1 January 1821 - With the beginning of a New Year- I commence a journal of ephemeral events.- a kind of record of my hours of application and of rest - to look at in after days.- trusting that the contemplation of what I have done may serve to remind me of what I can do and the consideration of what I have not may stimulate me to what I should do.

As a prominent figure, James was asked to speak publicly on many occasions. These presentations involved political issues, national events, local initiatives and business dealings. He began collecting and composing material for a written history of Ohio in the 1830s, but later abandoned the project after much work when he was advised of another such project that would be published before his was ready.
In later years, James bought the Urbana Free Press and renamed it the Urbana Union. He had long been a contributor of articles and editorials for many publications including the National Intelligencer. He participated a wide range of educational projects from the support of Cincinnati College to the development of Urbana University. He accumulated a tremendous personal library that he shared with his family, and which became a treasured heirloom for several generations. "The main feature of the James home was, of course, James' library. Over the years he accumulated a wealth of books and a massive array of historical materials. .. no record exists as to either the full extent or content of Mr. James' remarkable collection, except that it literally consumed the entire house."

James' support for Urbana University was the culmination of a lifelong commitment to education for men and women. His wife, Abby James, supervised the planting of trees on the campus and did much of it herself. The course of study at the school was divided into three departments: Language, Science and Philosophy (which included the "Science of Correspondence.") James participated in school administration as well as various educational functions and the James family library was an important reference resource for students at the university. In 1854, the university's first graduating class was composed of three boys and one girl.

==Business life==

John Hough James was interested in nearly every aspect of business and commerce that he encountered. He read for law and began to practice soon after graduating from college. He also worked for his father's river shipping business in various capacities. In his lifetime he owned a bank, a newspaper and several farming properties. He was treasurer and president of the Mad River and Lake Erie Railroad, helping to build one of the earliest railroads in the country. He experimented with numerous other enterprises including mule breeding, silk production, real estate speculation, railroad and canal building, river shipping and more. Although he seems to have been very financially successful throughout his entire life, James was central to many failed business ventures in banking, canal building and railroading.

==Political life==
James was a friend of both Henry Clay and William Henry Harrison and met with Whig leaders in the General Assembly of Ohio and in the United States Congress in his work as a lawyer and politician.
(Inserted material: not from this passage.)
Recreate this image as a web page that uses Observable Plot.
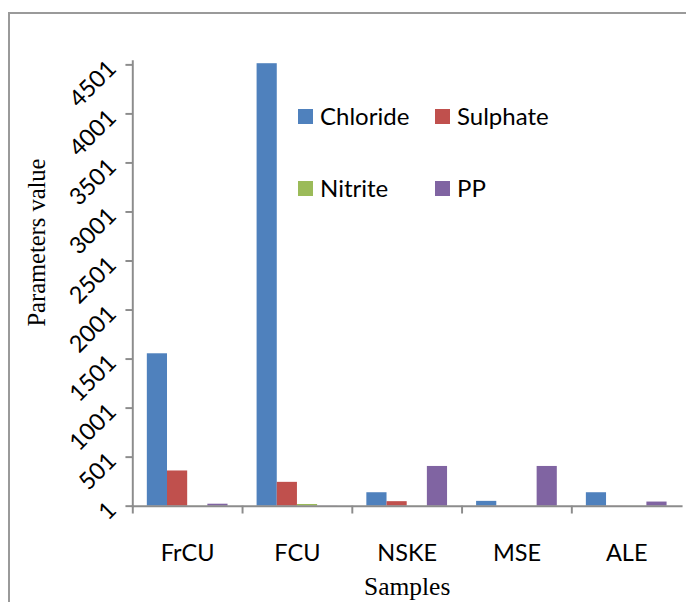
<!DOCTYPE html>
<html><head><meta charset="utf-8">
<script src="https://cdn.jsdelivr.net/npm/d3@7"></script>
<script src="https://cdn.jsdelivr.net/npm/@observablehq/plot@0.6"></script>
<style>
html,body{margin:0;padding:0;background:#fff;overflow:hidden;width:686px;height:602px}
#wrap{position:relative;width:686px;height:602px;overflow:hidden}
#border{position:absolute;left:8px;top:12px;width:700px;height:620px;border-top:2px solid #9a9a9a;border-left:2px solid #9a9a9a;box-sizing:border-box}
#chart{position:absolute;left:0;top:0}
.lg{position:absolute;display:flex;align-items:center;font-family:Lato,sans-serif;font-size:24px;color:#000;white-space:nowrap;line-height:1}
.lg .sw{width:15px;height:15px;margin-right:7px;flex:none}
</style></head>
<body><div id="wrap"><div id="border"></div><div id="chart"></div></div>
<script>
const samples = ["FrCU", "FCU", "NSKE", "MSE", "ALE"];
const series = ["Chloride", "Sulphate", "Nitrite", "PP"];
const colors = ["#4F81BD", "#C0504D", "#9BBB59", "#8064A2"];
const chloride = [1555, 4513, 138, 50, 138];
const sulphate = [360, 244, 47, 0, 0];
const nitrite = [0, 18, 0, 0, 0];
const pp = [21, 0, 406, 406, 43];
const yTicks = [1, 501, 1001, 1501, 2001, 2501, 3001, 3501, 4001, 4501];
const yMax = 4538;
const xTitle = "Samples";
const yTitle = "Parameters value";

const valuesBySeries = [chloride, sulphate, nitrite, pp];
const data = [];
samples.forEach((s, i) => series.forEach((k, j) => data.push({sample: s, series: k, value: valuesBySeries[j][i]})));

const W = 700, H = 602, ML = 135, MR = 5, MT = 62, MB = 86;
const step = (W - ML - MR) / samples.length;
const gray = "#8c8c8c";

const chart = Plot.plot({
  width: W, height: H, marginLeft: ML, marginRight: MR, marginTop: MT, marginBottom: MB,
  style: {fontFamily: "Lato, sans-serif", background: "transparent", overflow: "visible"},
  fx: {domain: samples, padding: 0},
  x: {domain: series, paddingInner: 0, paddingOuter: 0.72, round: false, axis: null},
  y: {domain: [1, yMax], axis: null},
  color: {domain: series, range: colors},
  marks: [
    Plot.barY(data, {fx: "sample", x: "series", y1: 1, y2: "value", fill: "series"}),
    Plot.frame({anchor: "left", facet: "super", stroke: gray, strokeWidth: 2}),
    Plot.frame({anchor: "bottom", facet: "super", stroke: gray, strokeWidth: 2}),
    Plot.axisY({ticks: yTicks, tickFormat: d => String(d), tickSize: 7, tickPadding: 14, tickRotate: -45, stroke: gray, strokeWidth: 2, fill: "#000", fontSize: 24, label: null}),
    Plot.axisFx({anchor: "bottom", tickSize: 8, dx: -step / 2, tickFormat: () => "", stroke: gray, strokeWidth: 2, label: null}),
    Plot.axisFx({anchor: "bottom", tickSize: 0, tickPadding: 39, fontSize: 24, fill: "#000", label: null}),
    Plot.text([xTitle], {text: d => d, facet: "super", frameAnchor: "bottom", textAnchor: "middle", lineAnchor: "bottom", dy: 91, fontFamily: "Liberation Serif", fontSize: 26, fill: "#000"}),
    Plot.text([yTitle], {text: d => d, facet: "super", frameAnchor: "left", textAnchor: "middle", lineAnchor: "bottom", rotate: -90, dx: -90, dy: -42, fontFamily: "Liberation Serif", fontSize: 25, fill: "#000"})
  ]
});
document.getElementById("chart").appendChild(chart);

// legend (2 x 2 grid inside plot area)
const wrap = document.getElementById("wrap");
series.forEach((k, j) => {
  const el = document.createElement("div");
  el.className = "lg";
  el.style.left = (298 + (j % 2) * 137) + "px";
  el.style.top = (104 + Math.floor(j / 2) * 72) + "px";
  el.innerHTML = `<span class="sw" style="background:${colors[j]}"></span><span>${k}</span>`;
  wrap.appendChild(el);
});
</script>
</body></html>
From early political conversations with William Henry Harrison, John Hough James was a staunch Whig and an outspoken campaigner for his party. He supported Harrison, Henry Clay and a host of other candidates as a matter of principle. He spoke publicly in criticism and in support of particular issues related to presidential and national politics and he served as an Ohio State Senator from 1835 to 1839. He remained a Whig long after there was no Whig party.

==Military service==

In 1828, James was appointed as quartermaster for a division of the local militia in Urbana, Ohio. He was made Lieutenant-Colonel in 1829 and retained the rank of Colonel until he died. Although he did not serve actively in the Civil War, he helped manage the formation and disposition of units from Ohio and, like many others, he helped provide material support for the Union. John's son, John Henry James, graduated from the Kentucky Military Institute and served in the Twenty-sixth Ohio Volunteer Regiment. He fought in several important actions and recorded his experience of the Battle of Murfreesboro in a brief diary.